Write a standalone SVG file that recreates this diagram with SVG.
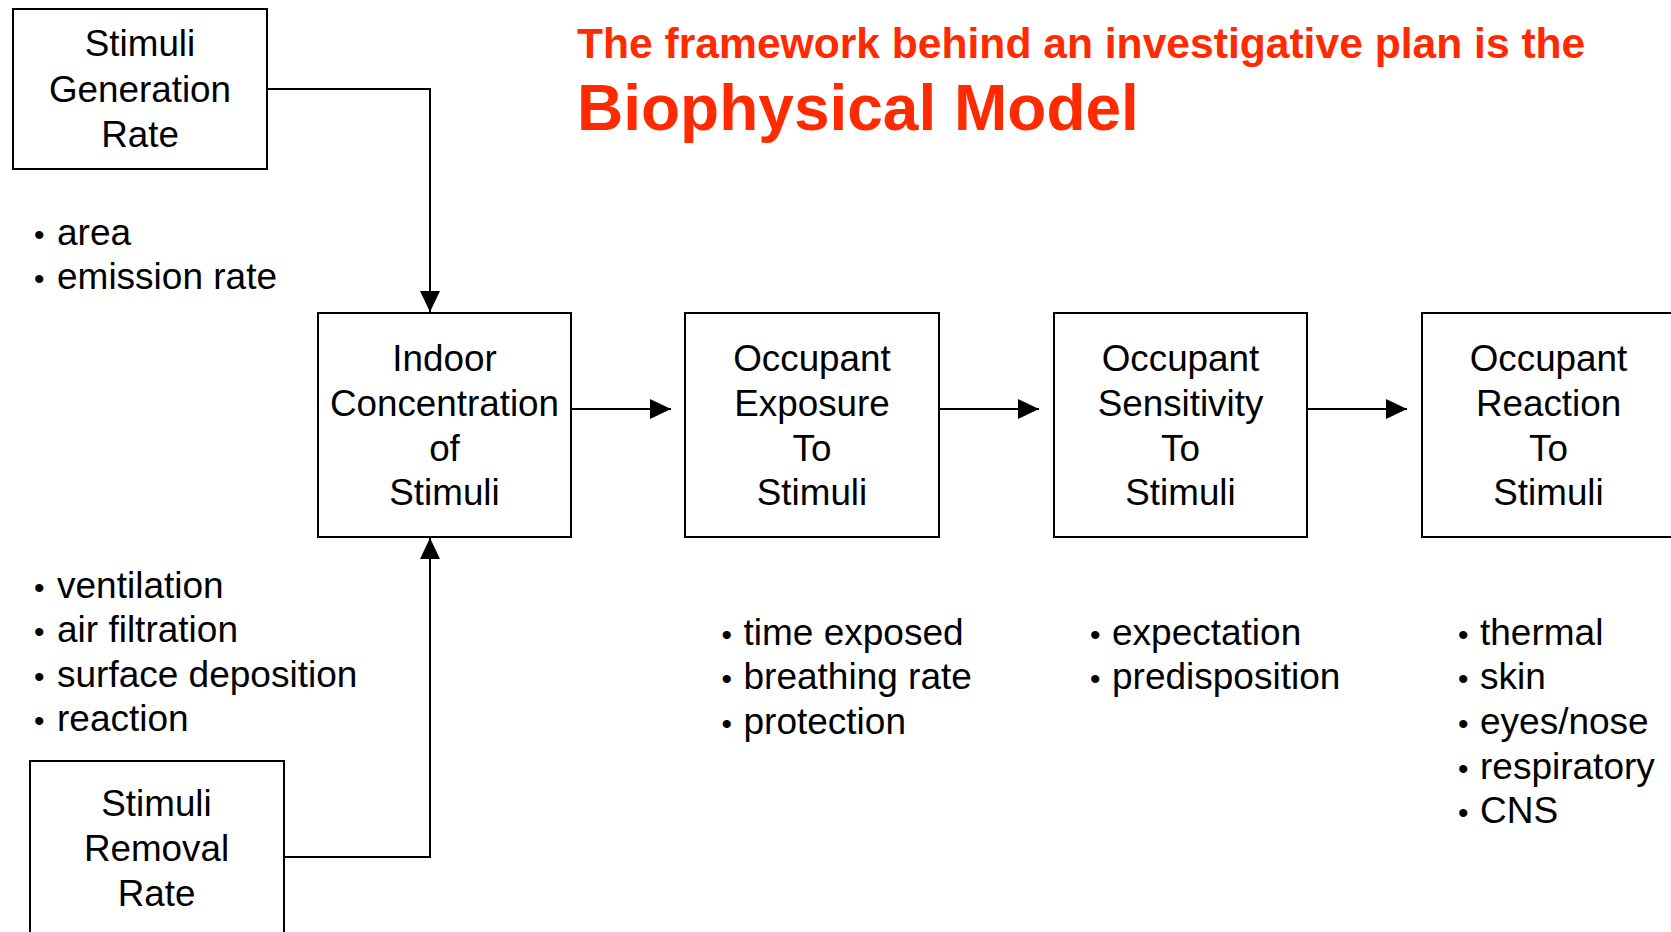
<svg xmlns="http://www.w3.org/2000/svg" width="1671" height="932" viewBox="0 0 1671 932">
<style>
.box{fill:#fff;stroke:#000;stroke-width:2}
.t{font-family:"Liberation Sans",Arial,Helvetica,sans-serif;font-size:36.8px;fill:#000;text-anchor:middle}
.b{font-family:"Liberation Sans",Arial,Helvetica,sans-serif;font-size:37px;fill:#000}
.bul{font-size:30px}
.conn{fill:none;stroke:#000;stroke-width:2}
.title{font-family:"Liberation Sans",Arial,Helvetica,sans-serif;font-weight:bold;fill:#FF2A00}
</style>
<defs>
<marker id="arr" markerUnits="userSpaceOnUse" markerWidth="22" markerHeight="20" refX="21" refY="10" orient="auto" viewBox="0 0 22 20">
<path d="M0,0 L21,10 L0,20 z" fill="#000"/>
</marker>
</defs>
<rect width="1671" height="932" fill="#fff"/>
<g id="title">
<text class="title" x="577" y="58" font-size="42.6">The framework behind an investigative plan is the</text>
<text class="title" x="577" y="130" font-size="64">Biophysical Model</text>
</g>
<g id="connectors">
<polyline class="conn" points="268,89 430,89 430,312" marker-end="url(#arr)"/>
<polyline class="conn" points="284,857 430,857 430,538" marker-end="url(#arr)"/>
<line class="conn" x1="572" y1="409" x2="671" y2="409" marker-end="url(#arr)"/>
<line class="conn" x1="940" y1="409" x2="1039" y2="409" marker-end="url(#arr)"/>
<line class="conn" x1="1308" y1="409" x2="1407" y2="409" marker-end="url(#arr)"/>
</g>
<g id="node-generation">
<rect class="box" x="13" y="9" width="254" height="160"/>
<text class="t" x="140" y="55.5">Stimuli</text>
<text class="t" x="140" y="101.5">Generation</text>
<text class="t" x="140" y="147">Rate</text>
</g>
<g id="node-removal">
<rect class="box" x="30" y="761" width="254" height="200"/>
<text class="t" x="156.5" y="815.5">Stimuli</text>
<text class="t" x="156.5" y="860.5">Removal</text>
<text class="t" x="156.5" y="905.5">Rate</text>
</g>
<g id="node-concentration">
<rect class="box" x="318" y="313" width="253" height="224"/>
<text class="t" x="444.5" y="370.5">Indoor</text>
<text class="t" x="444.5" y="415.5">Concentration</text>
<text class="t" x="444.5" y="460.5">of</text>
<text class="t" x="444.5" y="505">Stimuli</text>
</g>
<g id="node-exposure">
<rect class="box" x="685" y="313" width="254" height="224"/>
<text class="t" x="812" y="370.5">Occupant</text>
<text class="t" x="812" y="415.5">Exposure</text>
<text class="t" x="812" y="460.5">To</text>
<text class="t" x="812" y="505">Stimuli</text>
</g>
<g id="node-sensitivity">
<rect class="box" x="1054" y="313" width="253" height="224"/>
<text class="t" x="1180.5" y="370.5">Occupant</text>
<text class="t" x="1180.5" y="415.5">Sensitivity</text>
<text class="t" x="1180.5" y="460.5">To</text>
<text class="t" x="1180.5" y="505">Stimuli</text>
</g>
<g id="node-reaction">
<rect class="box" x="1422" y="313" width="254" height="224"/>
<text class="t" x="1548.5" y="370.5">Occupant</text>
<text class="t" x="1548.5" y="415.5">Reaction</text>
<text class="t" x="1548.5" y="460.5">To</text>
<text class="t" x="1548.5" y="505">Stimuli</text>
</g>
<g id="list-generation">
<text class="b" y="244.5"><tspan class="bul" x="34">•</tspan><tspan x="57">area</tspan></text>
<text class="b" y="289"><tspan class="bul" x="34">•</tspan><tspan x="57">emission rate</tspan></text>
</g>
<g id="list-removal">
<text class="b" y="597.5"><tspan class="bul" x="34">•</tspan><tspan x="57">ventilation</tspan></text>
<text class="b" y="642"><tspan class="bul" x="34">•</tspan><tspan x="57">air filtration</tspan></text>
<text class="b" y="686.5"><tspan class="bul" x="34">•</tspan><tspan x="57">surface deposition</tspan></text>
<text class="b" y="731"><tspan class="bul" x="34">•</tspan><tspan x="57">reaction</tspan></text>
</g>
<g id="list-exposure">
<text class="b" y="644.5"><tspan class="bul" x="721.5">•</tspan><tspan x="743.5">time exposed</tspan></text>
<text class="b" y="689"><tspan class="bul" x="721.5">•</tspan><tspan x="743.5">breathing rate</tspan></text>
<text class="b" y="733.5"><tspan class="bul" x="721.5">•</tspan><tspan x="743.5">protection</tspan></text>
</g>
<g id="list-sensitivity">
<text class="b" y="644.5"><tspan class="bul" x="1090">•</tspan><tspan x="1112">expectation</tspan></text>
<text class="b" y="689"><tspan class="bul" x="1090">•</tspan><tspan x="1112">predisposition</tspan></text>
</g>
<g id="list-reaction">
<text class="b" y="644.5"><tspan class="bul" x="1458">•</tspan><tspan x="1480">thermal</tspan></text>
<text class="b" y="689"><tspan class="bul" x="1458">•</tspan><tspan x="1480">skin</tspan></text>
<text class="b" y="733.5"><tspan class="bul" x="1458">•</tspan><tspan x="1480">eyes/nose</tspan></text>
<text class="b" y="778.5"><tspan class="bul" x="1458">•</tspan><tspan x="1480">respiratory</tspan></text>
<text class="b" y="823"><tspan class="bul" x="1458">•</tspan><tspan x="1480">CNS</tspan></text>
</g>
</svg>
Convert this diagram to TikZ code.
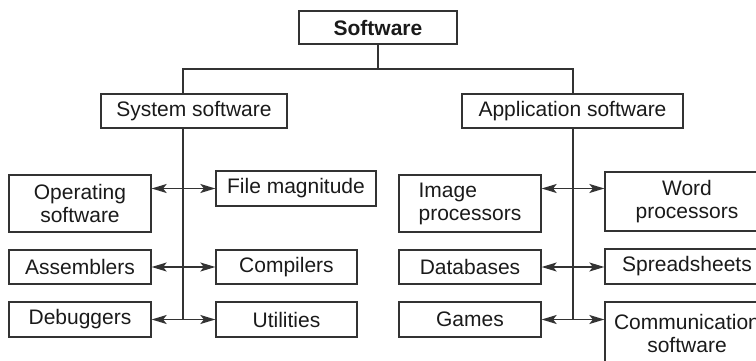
_ _ _
# Problem
What is the number of lines in the data holding the word "this"? Reply with that number only.

# Finished task
2